Но теперь она не напишет больше никогда. Потому что ее убили. И наплевать, что они в какой-то момент с ней разошлись – он до сих пор любил ее полноватые плечи и груди, ее зеленые глаза, ее речи с усмешечкой и то, как она, простонав и прикрыв свои очи, ему отдавалась. А ее – погубили. Неважно, кто конкретно, но ее убила семейка Кудимовых – Старостиных, и этого Радий никогда не простит Вилену. Никогда. На совести бывшего соседа по комнате, друга и прохиндея – загубленная молодая, красивая жизнь. И этого он никогда не забудет. Иногда (особенно, честно говоря, после дозы спирта) в мозгу Радия рисовались сладкие картины: он едет в столицу, прихватив с собой пистолет. Находит Вилена – в той самой гадской пятикомнатной квартире, где тот живет вместе с сиятельным тестем. «Здравствуй, Вилен, – говорит он ему, – это тебе за Жанку». И – трах! – из «ТТ» прямо в переносицу. Тут подбегает длинная кобыла, жердь Лерка Старостина, она же Кудимова: «Что ты наделал, Радька?!» И он ее тоже: ба-бах! Надо бы и тестя, конечно, пристрелить, генерала-подонка Старостина. Именно Старостин заставил их, всех гостей, перед следователями лгать, изворачиваться, выгораживать истинно виновных, скрывать правду…
Сладкие видения мести… Наутро, когда голова раскалывалась с похмелья и следовало идти в кунг на боевое дежурство, они обычно проходили…

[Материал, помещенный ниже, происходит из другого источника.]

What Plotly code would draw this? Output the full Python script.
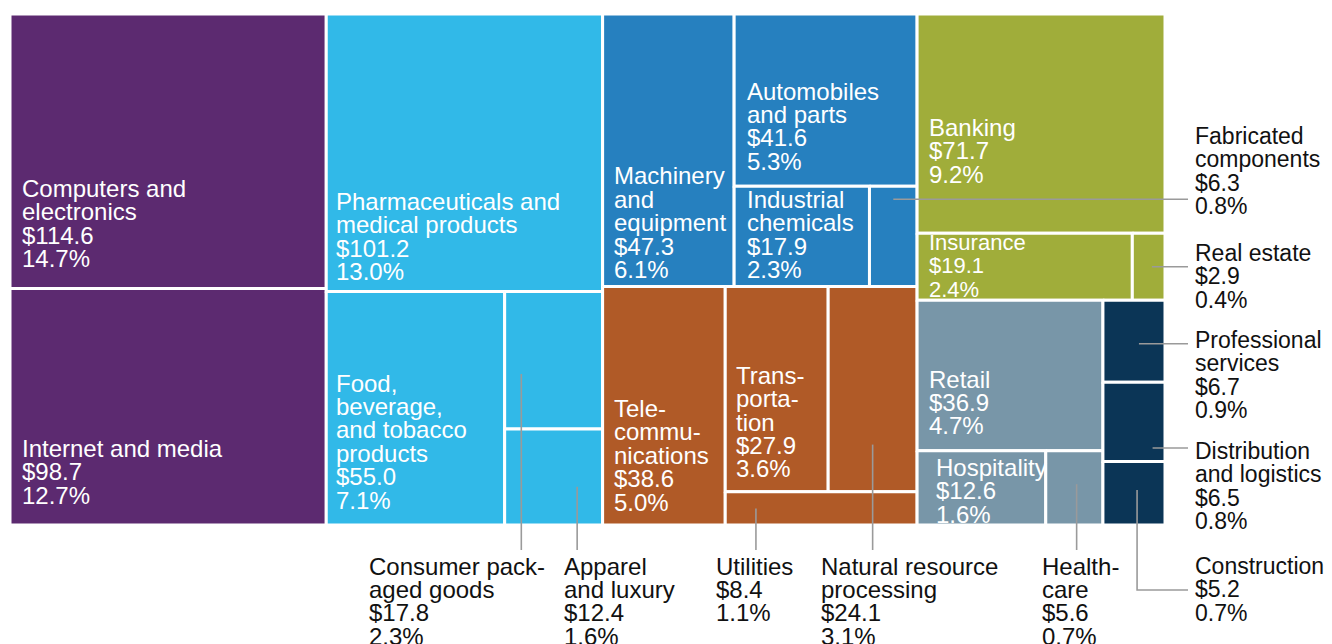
import plotly.graph_objects as go

# treemap data, $ billions; groups have value None and get the sum of their children
ids = [
    "tech", "Computers and electronics", "Internet and media",
    "consumer", "Pharmaceuticals and medical products", "consumer_b",
    "Food, beverage, and tobacco products", "consumer_br", "Consumer packaged goods", "Apparel and luxury",
    "industry", "materials", "Machinery and equipment", "materials_r", "Automobiles and parts",
    "materials_rb", "Industrial chemicals", "Fabricated components",
    "infra", "Telecommunications", "infra_r", "infra_rt", "Transportation",
    "Natural resource processing", "Utilities",
    "services", "Banking", "finance_b", "Insurance", "Real estate",
    "services_b", "local", "Retail", "local_b", "Hospitality", "Healthcare",
    "business", "Professional services", "Distribution and logistics", "Construction",
]
parents = [
    "", "tech", "tech",
    "", "consumer", "consumer",
    "consumer_b", "consumer_b", "consumer_br", "consumer_br",
    "", "industry", "materials", "materials", "materials_r",
    "materials_r", "materials_rb", "materials_rb",
    "industry", "infra", "infra", "infra_r", "infra_rt",
    "infra_rt", "infra_r",
    "", "services", "services", "finance_b", "finance_b",
    "services", "services_b", "local", "local", "local_b", "local_b",
    "services_b", "business", "business", "business",
]
values = [
    None, 114.6, 98.7,
    None, 101.2, None,
    55.0, None, 17.8, 12.4,
    None, None, 47.3, None, 41.6,
    None, 17.9, 6.3,
    None, 38.6, None, None, 27.9,
    24.1, 8.4,
    None, 71.7, None, 19.1, 2.9,
    None, None, 36.9, None, 12.6, 5.6,
    None, 6.7, 6.5, 5.2,
]
shares = {
    "Computers and electronics": 14.7, "Internet and media": 12.7,
    "Pharmaceuticals and medical products": 13.0, "Food, beverage, and tobacco products": 7.1,
    "Consumer packaged goods": 2.3, "Apparel and luxury": 1.6,
    "Machinery and equipment": 6.1, "Automobiles and parts": 5.3,
    "Industrial chemicals": 2.3, "Fabricated components": 0.8,
    "Telecommunications": 5.0, "Transportation": 3.6,
    "Natural resource processing": 3.1, "Utilities": 1.1,
    "Banking": 9.2, "Insurance": 2.4, "Real estate": 0.4,
    "Retail": 4.7, "Hospitality": 1.6, "Healthcare": 0.7,
    "Professional services": 0.9, "Distribution and logistics": 0.8, "Construction": 0.7,
}
display = {
    "Computers and electronics": ["Computers and", "electronics"],
    "Internet and media": ["Internet and media"],
    "Pharmaceuticals and medical products": ["Pharmaceuticals and", "medical products"],
    "Food, beverage, and tobacco products": ["Food,", "beverage,", "and tobacco", "products"],
    "Consumer packaged goods": ["Consumer pack-", "aged goods"],
    "Apparel and luxury": ["Apparel", "and luxury"],
    "Machinery and equipment": ["Machinery", "and", "equipment"],
    "Automobiles and parts": ["Automobiles", "and parts"],
    "Industrial chemicals": ["Industrial", "chemicals"],
    "Fabricated components": ["Fabricated", "components"],
    "Telecommunications": ["Tele-", "commu-", "nications"],
    "Transportation": ["Trans-", "porta-", "tion"],
    "Natural resource processing": ["Natural resource", "processing"],
    "Utilities": ["Utilities"],
    "Banking": ["Banking"], "Insurance": ["Insurance"], "Real estate": ["Real estate"],
    "Retail": ["Retail"], "Hospitality": ["Hospitality"], "Healthcare": ["Health-", "care"],
    "Professional services": ["Professional", "services"],
    "Distribution and logistics": ["Distribution", "and logistics"],
    "Construction": ["Construction"],
}
group_colors = {
    "tech": "#5C2A70", "consumer": "#31B9E8", "materials": "#2680BF", "infra": "#B05A27",
    "Banking": "#A0AD3A", "finance_b": "#A0AD3A", "local": "#7896A8", "business": "#0B3556",
}

# ---- styling / placement (pixels in the screenshot) ----
X0, X1, Y0, Y1 = 10, 1165, 14, 525
W, H = 1332, 644
BODY = 8      # page margin around the figure
TPAD = 2      # annotation box padding
LINE = 23.4
FONT = "Arial, Liberation Sans, sans-serif"
GREY = "#9A9A9A"

# labels inside cells: (gap from cell bottom to last line centre, left pad, font size)
inner = {
    "Computers and electronics": (30, 12, 24), "Internet and media": (30, 12, 24),
    "Pharmaceuticals and medical products": (20, 10, 24),
    "Food, beverage, and tobacco products": (25, 10, 24),
    "Machinery and equipment": (17, 11, 24), "Automobiles and parts": (25, 13, 24),
    "Industrial chemicals": (17, 13, 24), "Telecommunications": (23, 11, 24),
    "Transportation": (23, 11, 24), "Banking": (59, 12, 24), "Insurance": (11, 12, 22),
    "Retail": (25, 12, 24), "Hospitality": (11, 19, 24),
}
# labels outside: text left x, first line centre y, font size, leader start (fraction of cell), leader moves
outer = {
    "Fabricated components": (1195, 136, 23, (0.5, 0.13), [("h", 1188)]),
    "Real estate": (1195, 253, 23, (0.6, 0.5), [("h", 1188)]),
    "Professional services": (1195, 340, 23, (0.58, 0.53), [("h", 1188)]),
    "Distribution and logistics": (1195, 451, 23, (0.8, 0.83), [("h", 1188)]),
    "Construction": (1195, 566, 23, (0.55, 0.45), [("v", 590), ("h", 1188)]),
    "Healthcare": (1042, 566, 24, (0.54, 0.45), [("v", 550)]),
    "Natural resource processing": (821, 566, 24, (0.5, 0.77), [("v", 550)]),
    "Utilities": (716, 566, 24, (0.16, 0.5), [("v", 550)]),
    "Apparel and luxury": (564, 566, 24, (0.74, 0.6), [("v", 550)]),
    "Consumer packaged goods": (369, 566, 24, (0.17, 0.6), [("v", 550)]),
}

children = {i: [] for i in ids + [""]}
for i, p in zip(ids, parents):
    children[p].append(i)
val = dict(zip(ids, values))


def total(n):
    if n != "" and val[n] is not None:
        return val[n]
    return sum(total(c) for c in children[n])


rects = {}


def tile(n, x0, y0, x1, y1, depth):
    # slice-and-dice: even depth splits across, odd depth splits down
    rects[n] = (x0, y0, x1, y1)
    kids = children[n]
    if not kids:
        return
    t = total(n)
    pos = x0 if depth % 2 == 0 else y0
    for k in kids:
        f = total(k) / t
        if depth % 2 == 0:
            w = (x1 - x0) * f
            tile(k, pos, y0, pos + w, y1, depth + 1)
            pos += w
        else:
            h = (y1 - y0) * f
            tile(k, x0, pos, x1, pos + h, depth + 1)
            pos += h


tile("", X0, Y0, X1, Y1, 0)


def color_of(n):
    while n:
        if n in group_colors:
            return group_colors[n]
        n = parents[ids.index(n)]
    return "#888"


def px(x):
    return (x - X0) / (X1 - X0)


def py(y):
    return (Y1 - y) / (Y1 - Y0)


fig = go.Figure()
leaves = [n for n in ids if val[n] is not None]
for n in leaves:
    x0, y0, x1, y1 = rects[n]
    fig.add_trace(go.Scatter(
        x=[x0, x1, x1, x0, x0], y=[y0, y0, y1, y1, y0], mode="lines", fill="toself",
        fillcolor=color_of(n), line=dict(color="white", width=3), name=n,
        hoveron="fills", text=f"{n}<br>${val[n]:.1f} ({shares[n]:.1f}%)", hoverinfo="text",
        showlegend=False))

annotations = []
shapes = []
for n in leaves:
    lines = display[n] + [f"${val[n]:.1f}", f"{shares[n]:.1f}%"]
    x0, y0, x1, y1 = rects[n]
    if n in inner:
        gap, pad, size = inner[n]
        for i, s in enumerate(lines):
            yc = y1 - gap - (len(lines) - 1 - i) * LINE
            annotations.append(dict(x=x0 + pad - TPAD, y=yc, xref="x", yref="y", text=s, showarrow=False,
                                    xanchor="left", yanchor="middle",
                                    font=dict(family=FONT, size=size, color="white")))
    elif n in outer:
        tx, ty, size, (fx, fy), moves = outer[n]
        for i, s in enumerate(lines):
            annotations.append(dict(x=px(tx - TPAD), y=py(ty + i * LINE), xref="paper", yref="paper",
                                    text=s, showarrow=False, xanchor="left", yanchor="middle",
                                    font=dict(family=FONT, size=size, color="#111111")))
        cx, cy = x0 + fx * (x1 - x0), y0 + fy * (y1 - y0)
        path = f"M {px(cx)},{py(cy)}"
        for d, v in moves:
            if d == "h":
                cx = v
            else:
                cy = v
            path += f" L {px(cx)},{py(cy)}"
        shapes.append(dict(type="path", path=path, xref="paper", yref="paper",
                           line=dict(color=GREY, width=1.6)))

fig.update_layout(
    width=W, height=H,
    margin=dict(l=X0 - BODY, r=W - (X1 - BODY), t=Y0 - BODY, b=H - (Y1 - BODY)),
    paper_bgcolor="white", plot_bgcolor="white",
    xaxis=dict(range=[X0, X1], visible=False, fixedrange=True),
    yaxis=dict(range=[Y1, Y0], visible=False, fixedrange=True),
    annotations=annotations, shapes=shapes, showlegend=False,
)
fig.write_html("out.html")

В красный уголок Радий заглядывал в день, свободный от несения службы. Обычно после обеда в офицерской столовой – как раз к тому времени успевали разложить газеты. Можно было заодно погреться – перед марш-броском в общагу казарменного типа. Тюратамская зима, несмотря на пустыню, оказалась и впрямь необыкновенно свирепой. За весь декабрь пятьдесят девятого ни единого дня не было, чтоб температура поднималась выше минус двадцати по Цельсию. Никогда – даже в солнечный вроде бы день. А снижалась порой и до тридцати пяти. Плюс ледяной ветер, выдувающий все мозги и заодно глаза.